Mais, il y a toujours la tentation de faire des réserves, surtout en temps de crise, n'est-ce pas. Pourtant Jésus ne disait-il pas : "Ne faites pas de trésor ici-bas... Là où est ton trésor, là est ton cœur !" (Mth 6.21). C'est grave cela ! La tentation de tout accaparer ou de tout dominer - c'est la même chose - !

De cette tentation il y a un symbole très important dans la Bible : Dieu a créé l'homme pour qu'il soit "à son image et ressemblance". Mais l'homme s'est détourné de ce projet. Il amasse, il veut toujours amasser pour "faire des briques" et ainsi construire une tour - la tour de Babel - pour accaparer en quelque sorte le ciel lui-même par ses propres forces ! L'homme était créé pour les épanouissements d'une fécondité divine ; et voilà qu'il tombe - il tombe toujours - dans les esclavages de la production : "faire des briques", amasser et amasser encore...!
Alors, au lieu de remonter vers son Créateur dans un élan de convergence eucharistique où il peut retrouver toute son harmonie, le monde, de par la faute de l'homme qui peut être le roi de la création, certes, mais qui oublie d'en être le prêtre, qui oublie d'en faire l'hommage à Dieu..., le monde retombe dans le chaos, dans la multiplicité du chaos qui brouille tous les langages ! Les hommes ne peuvent plus se comprendre !

Jésus, lui, prit du pain, rendit grâce et le partagea : faire un bon usage de la création dans l'action de grâce et le partage. C'est ainsi que la condition humaine peut s'exprimer indissociablement royale et sacerdotale : prendre possession du monde et l'élever vers Dieu. Alors, le pain du monde, que Dieu donne, il y en a pour tout le monde : l'harmonie, la paix se rétablissent.

Mais, à cause du péché de l'homme, comme c'est difficile. Aussi, Jésus est venu, envoyé par le Père, pour se faire "Pain de vie". Communiant à ce "Pain de vie", tout redevient possible, et d'abord l'unité des hommes : "Qu'ils soient un, Père, priait Jésus le soir du Jeudi Saint, comme nous sommes un !".

"Par Lui, en Lui, avec Lui dans l'Esprit Saint, tout honneur et toute gloire au Père !". C'est l'action de grâce par excellence - Eucharistie - qui permet que les hommes, tous unis parce que tous redevenus "à l'image et ressemblance" de leur Père du ciel, puissent entendre en toute vérité cette parole du Ressuscité : "Je monte vers mon Père et votre Père !". - "Notre Père..., donne-nous aujourd'hui notre pain de ce jour !".
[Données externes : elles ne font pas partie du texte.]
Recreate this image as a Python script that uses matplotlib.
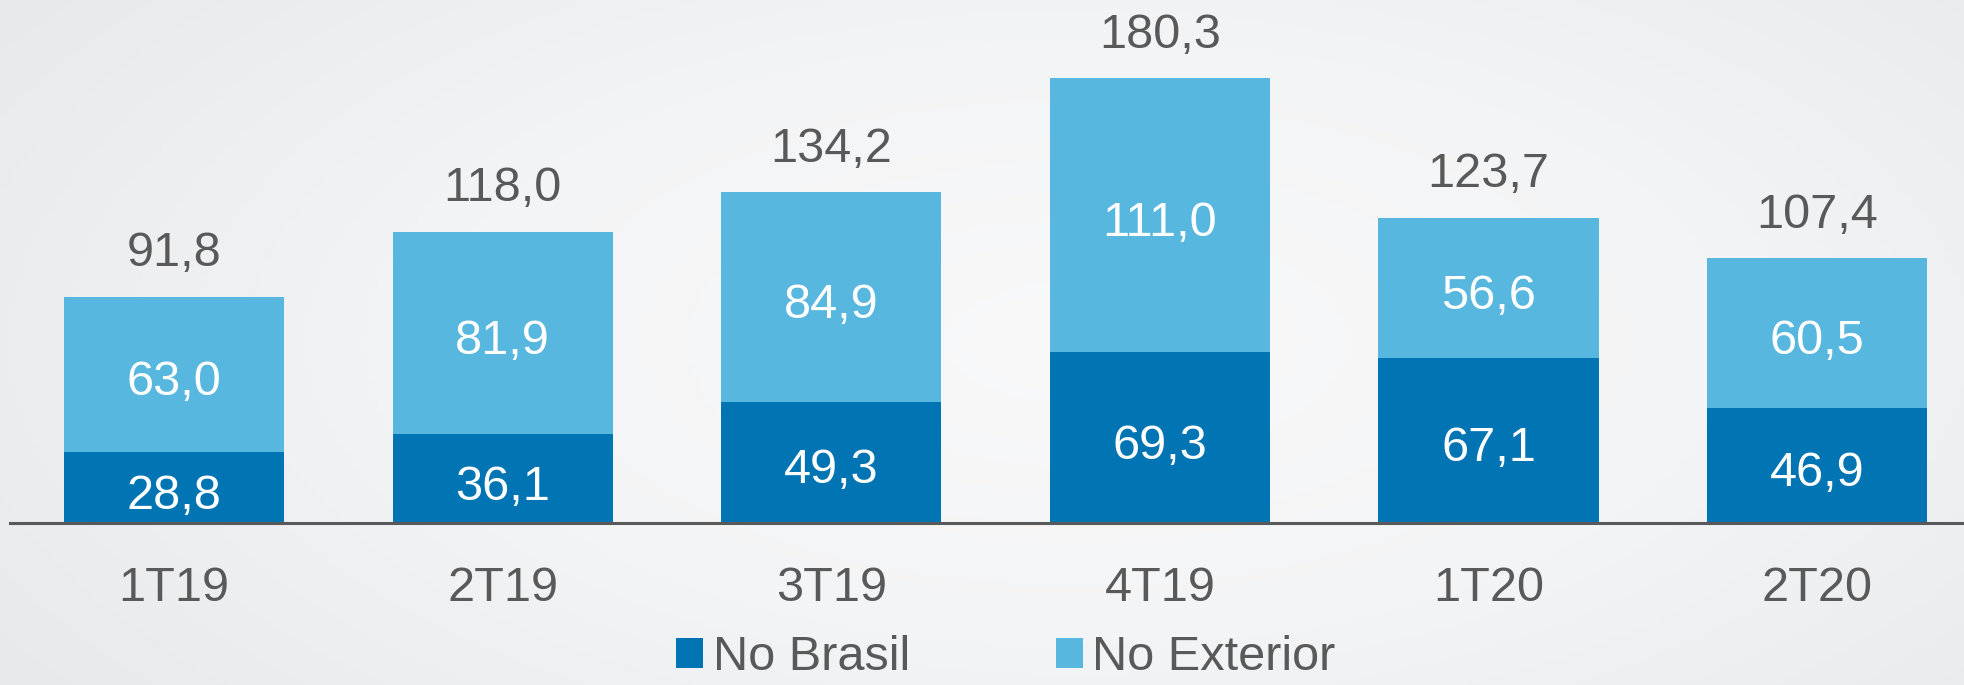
import numpy as np
import matplotlib.pyplot as plt
from matplotlib.colors import LinearSegmentedColormap

plt.rcParams['font.family'] = ['Liberation Sans', 'DejaVu Sans']

# dados (R$ bilhões) por trimestre
trimestres = ['1T19', '2T19', '3T19', '4T19', '1T20', '2T20']
no_brasil = [28.8, 36.1, 49.3, 69.3, 67.1, 46.9]
no_exterior = [63.0, 81.9, 84.9, 111.0, 56.6, 60.5]
totais = [91.8, 118.0, 134.2, 180.3, 123.7, 107.4]

cor_brasil = '#0174B3'
cor_exterior = '#58B7DE'
cor_texto = '#595959'

def fmt(v):
    return f'{v:.1f}'.replace('.', ',')

fig = plt.figure(figsize=(19.65, 6.85), dpi=100)

# fundo cinza com leve degradê
bg = fig.add_axes([0, 0, 1, 1], zorder=-1)
yy, xx = np.mgrid[0:1:200j, 0:1:400j]
dist = np.sqrt(((xx - 0.55) * 1.2) ** 2 + ((yy - 0.5) * 0.9) ** 2)
cmap_bg = LinearSegmentedColormap.from_list('bg', ['#F9F9FA', '#F3F4F5', '#E8E9EB'])
bg.imshow(dist, cmap=cmap_bg, aspect='auto', extent=[0, 1, 0, 1], vmin=0, vmax=0.8)
bg.axis('off')

ax = fig.add_axes([0.005, 0.236, 0.995, 0.764])
ax.patch.set_alpha(0)

x = np.arange(len(trimestres))
largura = 0.67
b1 = ax.bar(x, no_brasil, largura, color=cor_brasil, label='No Brasil', zorder=2)
b2 = ax.bar(x, no_exterior, largura, bottom=no_brasil, color=cor_exterior,
            label='No Exterior', zorder=2)

for i in range(len(x)):
    ax.annotate(fmt(no_brasil[i]), (x[i], no_brasil[i] / 2), xytext=(0, -6),
                textcoords='offset points', ha='center', va='center',
                color='white', fontsize=35)
    ax.annotate(fmt(no_exterior[i]), (x[i], no_brasil[i] + no_exterior[i] / 2),
                xytext=(0, -6), textcoords='offset points', ha='center',
                va='center', color='white', fontsize=35)
    ax.annotate(fmt(totais[i]), (x[i], no_brasil[i] + no_exterior[i]),
                xytext=(0, 31), textcoords='offset points', ha='center',
                va='center', color=cor_texto, fontsize=35)

ax.set_xlim(-0.5, 5.45)
ax.set_ylim(0, 212)
ax.set_xticks(x)
ax.set_xticklabels(trimestres, fontsize=35, color=cor_texto)
ax.tick_params(axis='x', length=0, pad=31)
ax.set_yticks([])
for s in ['top', 'right', 'left']:
    ax.spines[s].set_visible(False)
ax.spines['bottom'].set_color(cor_texto)
ax.spines['bottom'].set_linewidth(2.2)
ax.spines['bottom'].set_zorder(3)

leg = fig.legend(handles=[b1, b2], loc='center', bbox_to_anchor=(0.512, 0.04),
                 ncol=2, frameon=False, fontsize=35, handlelength=0.55,
                 handleheight=0.55, handletextpad=0.2, columnspacing=3.0,
                 borderpad=0, labelcolor=cor_texto)

fig.savefig('out.png', dpi=100)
Voilà la véritable Eucharistie, l'Action de grâce par excellence !
Rendre grâce ! "Yehudim" (sens du mot "Juda", 4ème fils de Jacob avec Léa). Pour un Juif, user des biens de ce monde sans commencer par rendre grâce, c'est un vol. Et la réforme liturgique du Concile Vatican II a repris la formule juive de la bénédiction du pain et du vin au moment de l'offertoire : "Béni sois-Tu, Roi du monde, qui fais sortir le pain de la terre ; béni sois-Tu, Roi de l'Univers, qui donne le fruit de la vigne !"
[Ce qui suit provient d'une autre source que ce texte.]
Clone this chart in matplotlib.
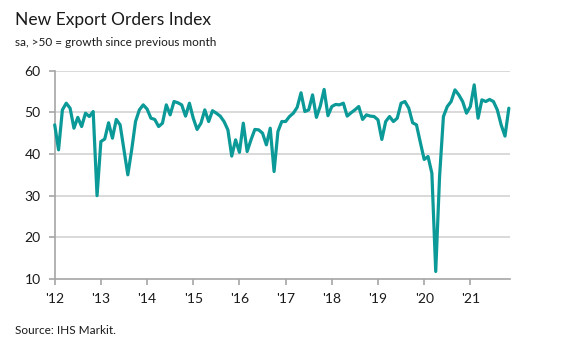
import matplotlib
matplotlib.use("Agg")
import matplotlib.pyplot as plt

title = "New Export Orders Index"
subtitle = "sa, >50 = growth since previous month"
source = "Source: IHS Markit."
year_labels = ["'12", "'13", "'14", "'15", "'16", "'17", "'18", "'19", "'20", "'21"]
y_ticks = [10, 20, 30, 40, 50, 60]

# Monthly index values, Jan 2012 - Nov 2021
values = [
    47.0, 41.0, 50.6, 52.2, 51.0, 46.2, 48.8, 46.6, 49.8, 49.0, 50.2, 30.0,   # 2012
    43.0, 43.6, 47.5, 43.8, 48.3, 47.0, 41.0, 35.0, 41.0, 47.8, 50.6, 51.8,   # 2013
    50.8, 48.6, 48.3, 46.6, 47.4, 51.8, 49.4, 52.6, 52.3, 51.8, 49.1, 52.2,   # 2014
    48.6, 45.9, 47.4, 50.6, 47.8, 50.4, 49.8, 49.1, 47.8, 45.8, 39.5, 43.4,   # 2015
    40.4, 47.4, 40.6, 43.4, 45.9, 45.8, 45.0, 42.2, 46.2, 35.8, 45.4, 47.8,   # 2016
    47.8, 49.0, 49.8, 51.2, 54.7, 50.2, 50.6, 54.2, 48.8, 51.5, 55.5, 49.2,   # 2017
    51.4, 51.9, 51.8, 52.2, 49.1, 49.9, 50.6, 51.4, 48.3, 49.4, 49.1, 49.0,   # 2018
    48.2, 43.5, 47.8, 49.0, 47.8, 48.6, 52.2, 52.6, 51.0, 47.5, 47.0, 42.8,   # 2019
    38.7, 39.4, 35.4, 11.8, 34.6, 49.0, 51.4, 52.6, 55.4, 54.2, 52.6, 49.8,   # 2020
    51.4, 56.6, 48.6, 53.0, 52.6, 53.1, 52.6, 50.6, 47.0, 44.3, 51.0,         # 2021
]
months = list(range(len(values)))

plt.rcParams['font.family'] = ['Lato', 'DejaVu Sans']

W, H = 563, 355
fig = plt.figure(figsize=(W / 100, H / 100), dpi=100)
ax = fig.add_axes([54.7 / W, 1 - 279 / H, (510 - 54.7) / W, (279 - 70.7) / H])

ax.plot(months, values, color='#0b9a98', lw=2.3, solid_joinstyle='round',
        solid_capstyle='round', zorder=3, clip_on=False)

ax.set_xlim(0, 118.3)
ax.set_ylim(10, 60)
ax.set_yticks(y_ticks)
ax.set_xticks([12 * i for i in range(len(year_labels))])
ax.set_xticklabels(year_labels)

for v in y_ticks[1:]:
    ax.axhline(v, color='#d9d9d9', lw=1.4, zorder=1)

for s in ['top', 'right']:
    ax.spines[s].set_visible(False)
for s in ['left', 'bottom']:
    ax.spines[s].set_color('#a6a6a6')
    ax.spines[s].set_linewidth(1.2)

ax.tick_params(axis='both', colors='#a6a6a6', labelcolor='#1a1a1a',
               labelsize=10, length=4, width=1.2)
ax.tick_params(axis='x', pad=6)
ax.tick_params(axis='y', pad=6)

fig.text(15 / W, 1 - 20 / H, title, fontsize=12.5, color='#1a1a1a', va='center', ha='left')
fig.text(15 / W, 1 - 43 / H, subtitle, fontsize=8.5, color='#1a1a1a', va='center', ha='left')
fig.text(15 / W, 1 - 331 / H, source, fontsize=8.5, color='#1a1a1a', va='center', ha='left')

fig.savefig('out.png', dpi=100, facecolor='white')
Rendre grâce - faire Eucharistie - avec le Christ qui affirme : "Je suis le Pain de vie". Venez à moi, vous n'aurez plus jamais faim ! Venez à moi, car je vais vers le Père et votre Père ! Et nous comprenons de plus en plus la seule volonté que le Christ exprime à son Père et notre Père : "Père, je veux que là où je suis, ceux que tu m'as donné soient, eux aussi, avec moi et qu'ils contemplent la gloire que tu m'as donnée" (Jn 17.23-24).